* _Data excerpts_
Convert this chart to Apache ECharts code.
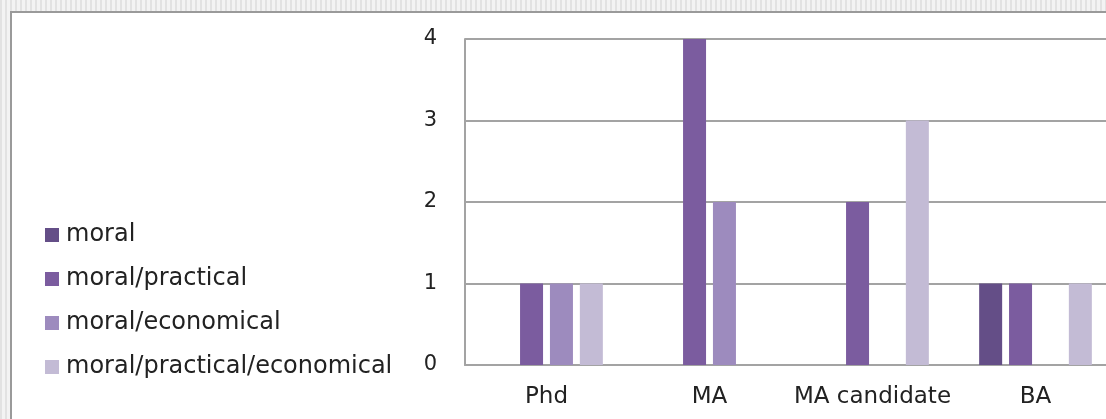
---
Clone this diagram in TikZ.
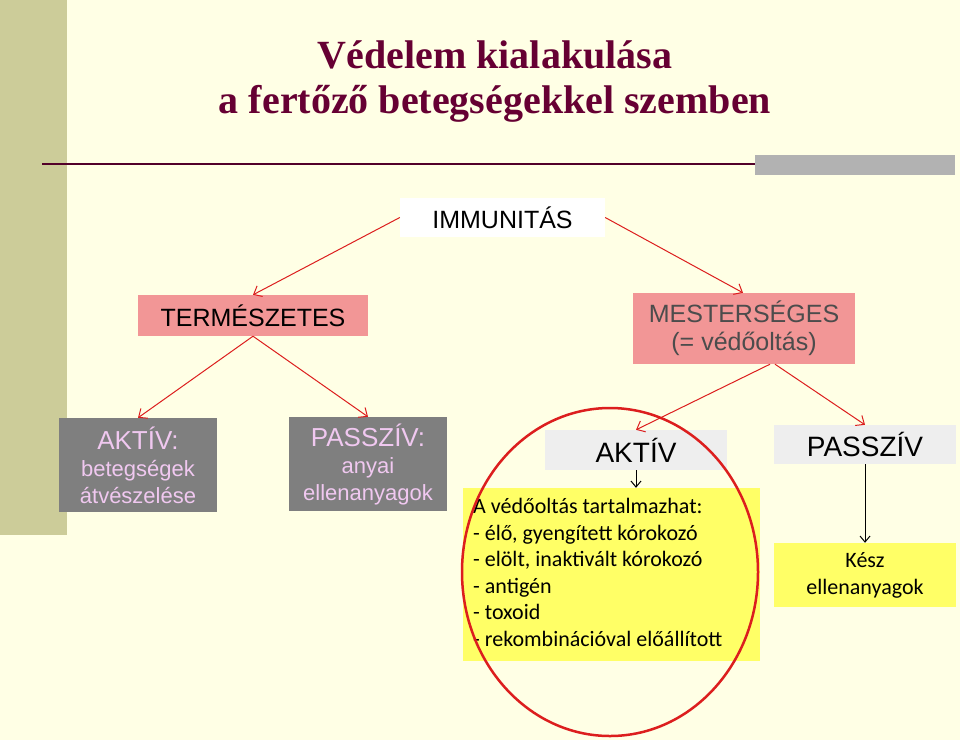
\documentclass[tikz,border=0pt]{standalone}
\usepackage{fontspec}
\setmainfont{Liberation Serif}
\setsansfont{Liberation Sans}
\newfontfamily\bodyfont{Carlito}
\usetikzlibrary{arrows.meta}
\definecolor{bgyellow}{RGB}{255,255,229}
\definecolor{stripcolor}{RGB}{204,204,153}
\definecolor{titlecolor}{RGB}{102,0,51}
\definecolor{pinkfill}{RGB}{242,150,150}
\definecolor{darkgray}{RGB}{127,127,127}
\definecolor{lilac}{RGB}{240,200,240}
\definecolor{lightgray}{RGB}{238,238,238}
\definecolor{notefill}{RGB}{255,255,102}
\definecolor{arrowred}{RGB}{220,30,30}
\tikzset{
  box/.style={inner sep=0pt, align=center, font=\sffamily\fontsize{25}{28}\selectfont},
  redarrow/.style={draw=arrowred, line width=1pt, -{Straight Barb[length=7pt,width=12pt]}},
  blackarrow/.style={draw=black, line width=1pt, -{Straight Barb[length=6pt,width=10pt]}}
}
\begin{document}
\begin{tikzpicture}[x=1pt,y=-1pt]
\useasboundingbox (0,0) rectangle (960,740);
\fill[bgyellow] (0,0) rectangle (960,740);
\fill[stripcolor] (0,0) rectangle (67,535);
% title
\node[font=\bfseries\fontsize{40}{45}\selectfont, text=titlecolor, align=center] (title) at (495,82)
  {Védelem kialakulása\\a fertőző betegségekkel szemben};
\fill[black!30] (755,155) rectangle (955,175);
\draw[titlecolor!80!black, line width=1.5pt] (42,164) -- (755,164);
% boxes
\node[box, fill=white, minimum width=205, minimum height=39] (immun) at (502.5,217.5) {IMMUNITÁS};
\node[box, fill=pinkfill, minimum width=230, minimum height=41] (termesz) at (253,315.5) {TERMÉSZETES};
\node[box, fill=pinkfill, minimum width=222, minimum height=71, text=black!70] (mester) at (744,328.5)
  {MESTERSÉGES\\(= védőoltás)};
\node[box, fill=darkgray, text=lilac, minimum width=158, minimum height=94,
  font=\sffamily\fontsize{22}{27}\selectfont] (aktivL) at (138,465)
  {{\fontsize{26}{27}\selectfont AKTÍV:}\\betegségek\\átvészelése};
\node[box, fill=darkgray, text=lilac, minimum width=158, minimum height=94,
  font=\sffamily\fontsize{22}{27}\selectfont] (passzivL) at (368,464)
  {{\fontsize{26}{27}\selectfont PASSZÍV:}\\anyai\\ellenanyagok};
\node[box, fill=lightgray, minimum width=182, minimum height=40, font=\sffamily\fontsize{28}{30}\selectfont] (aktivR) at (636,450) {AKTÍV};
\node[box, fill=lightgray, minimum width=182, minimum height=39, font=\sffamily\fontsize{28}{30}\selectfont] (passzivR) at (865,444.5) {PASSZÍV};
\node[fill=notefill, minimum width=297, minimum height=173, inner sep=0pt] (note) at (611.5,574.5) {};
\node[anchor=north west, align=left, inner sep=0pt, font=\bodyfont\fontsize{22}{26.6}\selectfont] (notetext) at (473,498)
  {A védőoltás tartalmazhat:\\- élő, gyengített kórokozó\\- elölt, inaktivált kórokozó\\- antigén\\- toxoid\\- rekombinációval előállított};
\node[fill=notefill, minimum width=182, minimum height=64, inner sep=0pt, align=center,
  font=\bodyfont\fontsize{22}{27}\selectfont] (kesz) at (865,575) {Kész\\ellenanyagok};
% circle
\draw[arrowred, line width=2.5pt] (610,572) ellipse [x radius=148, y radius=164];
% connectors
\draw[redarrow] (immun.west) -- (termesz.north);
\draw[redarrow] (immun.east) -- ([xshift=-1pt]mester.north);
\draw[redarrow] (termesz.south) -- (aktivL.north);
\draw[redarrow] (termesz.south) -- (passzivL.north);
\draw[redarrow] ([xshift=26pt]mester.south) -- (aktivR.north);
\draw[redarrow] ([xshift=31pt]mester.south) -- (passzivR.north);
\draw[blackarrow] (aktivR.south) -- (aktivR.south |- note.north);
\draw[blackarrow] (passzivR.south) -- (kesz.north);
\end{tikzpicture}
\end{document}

* _Instruction_
Pick out the lines that contain "this" and copy them.

* _Task output_
Convert this chart to Apache ECharts code.
Clone this diagram in TikZ.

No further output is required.